Principles Of Evolution
Survival Of The Fittest
An extremely popular concept in nature is that a species will survive if it is fit for its environment. An important distinction is that being fit for an environment does not necessarily equate to being stronger, faster, or stealthier. For example, rodents are often slower and weaker than their predators. The reason they've survived, in part, is because of their smaller size which allows them to hide from predators. Rodents that hide better typically survive longer, enabling them to reproduce more often. Eventually rodents that are bad at hiding are killed off and rodents that are good at hiding survive, until the entire species is collectively better at hiding. This process of encouraging good traits over time is called Natural Selection, where individuals with very high fitness survive.
When a member of a species reproduces, it passes down traits to its children. This is why if both of your parents need glasses, you are likely to also need glasses within your life. Each person's genes is some form of a combination of their parents' genes. Sometimes when genes are passed down, they experience something called mutation, where certain genetic digits are changed slightly, resulting in a slight change to the individual. Usually mutations are not helpful (for example, genetic disease), but sometimes they can improve the fitness of an individual. In combination with natural selection, mutations and genetic inheritance can lead to major improvements to a species of long periods of time.
A genetic algorithm is a method to manipulate some function or member of a species to be of a high fitness - or to do some task well. A genetic algorithm utilizes both main principles of evolution.
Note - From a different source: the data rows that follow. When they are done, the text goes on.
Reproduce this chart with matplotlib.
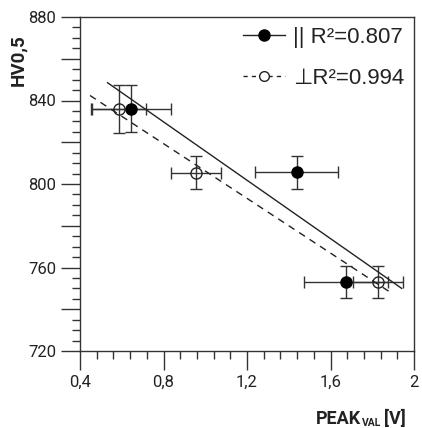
import numpy as np
import matplotlib
matplotlib.use("Agg")
import matplotlib.pyplot as plt
from matplotlib.lines import Line2D
from matplotlib.ticker import MultipleLocator, FuncFormatter

# ---- data ----
par_x = [0.644, 1.438, 1.674]
par_y = [836.0, 805.6, 752.9]
par_xerr = [0.19, 0.20, 0.20]
par_yerr = [11.3, 7.8, 7.6]
par_fit_range = [0.532, 1.941]

perp_x = [0.587, 0.956, 1.829]
perp_y = [835.9, 805.4, 753.0]
perp_xerr = [0.13, 0.12, 0.12]
perp_yerr = [11.3, 7.8, 7.6]
perp_fit_range = [0.448, 1.890]

legend_labels = ["|| R²=0.807", "⊥R²=0.994"]
x_ticks = [0.4, 0.8, 1.2, 1.6, 2.0]
x_ticklabels = ["0,4", "0,8", "1,2", "1,6", "2"]
y_ticks = [720, 760, 800, 840, 880]

plt.rcParams["font.family"] = ["Roboto", "DejaVu Sans"]

ink = "#222222"

fig = plt.figure(figsize=(4.22, 4.28), dpi=100)
ax = fig.add_axes([80 / 422, 77 / 428, 334 / 422, 334 / 428])

eb = dict(fmt="none", ecolor="#333333", elinewidth=1.0, capsize=4, capthick=1.0, zorder=2)
ax.errorbar(par_x, par_y, xerr=par_xerr, yerr=par_yerr, **eb)
ax.errorbar(perp_x, perp_y, xerr=perp_xerr, yerr=perp_yerr, **eb)

# linear trend lines
k1, b1 = np.polyfit(par_x, par_y, 1)
xs1 = np.array(par_fit_range)
ax.plot(xs1, k1 * xs1 + b1, "-", color=ink, lw=1.0, zorder=3)
k2, b2 = np.polyfit(perp_x, perp_y, 1)
xs2 = np.array(perp_fit_range)
ax.plot(xs2, k2 * xs2 + b2, color=ink, lw=1.0, ls=(0, (5, 4)), zorder=3)

ax.plot(par_x, par_y, "o", ms=8, mfc="black", mec="black", zorder=4)
ax.plot(perp_x, perp_y, "o", ms=8, mfc="none", mec=ink, mew=1.0, zorder=4)

ax.set_xlim(0.4, 2.0)
ax.set_ylim(720, 880)

ax.set_xticks(x_ticks, x_ticklabels)
ax.xaxis.set_minor_locator(MultipleLocator(0.08))
ax.yaxis.set_major_locator(MultipleLocator(20))
ax.yaxis.set_major_formatter(
    FuncFormatter(lambda v, p: f"{v:.0f}" if round(v) in y_ticks else ""))
ax.yaxis.set_minor_locator(MultipleLocator(5))

ax.tick_params(which="major", direction="out", length=14, width=1.0,
               color="#333333", labelsize=12, labelcolor=ink, pad=3)
ax.tick_params(which="minor", direction="out", length=6, width=1.0, color="#333333")
for s in ax.spines.values():
    s.set_linewidth(1.0)
    s.set_color("#333333")

ax.set_ylabel("HV0,5", fontsize=13.5, fontweight="bold", color=ink)
ax.yaxis.set_label_coords(-0.159, 0.87)

# x label: PEAK with small "VAL" subscript, then [V]
t1 = fig.text(316 / 422, 4 / 428, "PEAK", fontsize=13, fontweight="bold",
              color=ink, va="baseline")
t2 = fig.add_artist(plt.Annotation("VAL", xy=(1, 0), xycoords=t1, xytext=(0.3, 0),
                                   textcoords="offset points", fontsize=7.5,
                                   fontweight="bold", color=ink, va="bottom"))
fig.add_artist(plt.Annotation("[V]", xy=(1, 0), xycoords=t2, xytext=(2.5, 0),
                              textcoords="offset points", fontsize=13,
                              fontweight="bold", color=ink, va="bottom"))

handles = [
    Line2D([], [], color=ink, lw=1.0, marker="o", ms=8, mfc="black", mec="black"),
    Line2D([], [], color=ink, lw=1.0, ls=(0, (3, 3)), marker="o", ms=7,
           mfc="white", mec=ink),
]
leg = ax.legend(handles, legend_labels, loc="upper right", frameon=False,
                handlelength=1.9, handletextpad=0.35, labelspacing=0.9,
                borderaxespad=0.05, borderpad=0.4,
                prop={"family": ["Liberation Sans", "DejaVu Sans"], "size": 16})
for t in leg.get_texts():
    t.set_color(ink)

fig.savefig("out.png", dpi=100)
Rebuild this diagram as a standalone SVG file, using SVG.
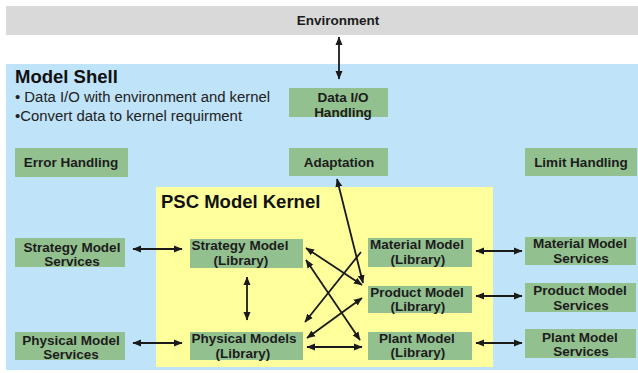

The algorithm used will vary from task to task, but typically employs a generation - a set of members designed to do a task - which attempts to complete the task at hand and is given a fitness score. The members of the generation that get the highest fitness are given a higher probability of reproducing. A new generation is produced based on the past generation, combining some members, and adding in some small mutations. Eventually, the species evolves to maximize the fitness function. This is extremely similar to how gradient descent works, taking a few small random steps to the optimal solution.
Here is an example of a genetic algorithm that attempts to match a word using random mutations and the fitness function.
Genetic algorithms can be used as an alternative to backpropagation in the optimization of neural networks. A generation of networks is created with random weights and biases. Each network attempts to perform its intended task and is given a fitness score based on how well it did. The best networks reproduce into the next generation and are mutated slightly, adjusting the weights and biases up or down slightly.
In neuro-evolution there are many methods of mutation that can be applied to a network. The simplest and most common is to add or subtract a small number from mutated weights. This method works well, but is certainly not the only one, and employing other methods of mutation may prove to be beneficial depending on the intended task of the neural networks. These are the other most common methods of mutating neural networks:
Multiply some weights or biases by a random value close to 1. (e.g. 0.8 - 1.25)
Replace some weights or biases with a completely new value.
Negate some weights or biases.
Swap some weights with other weights.
There is no definitive way of deciding on a method of mutation for a neural network, such decisions come down to intuition and skill. Employing multiple methods of mutation is common.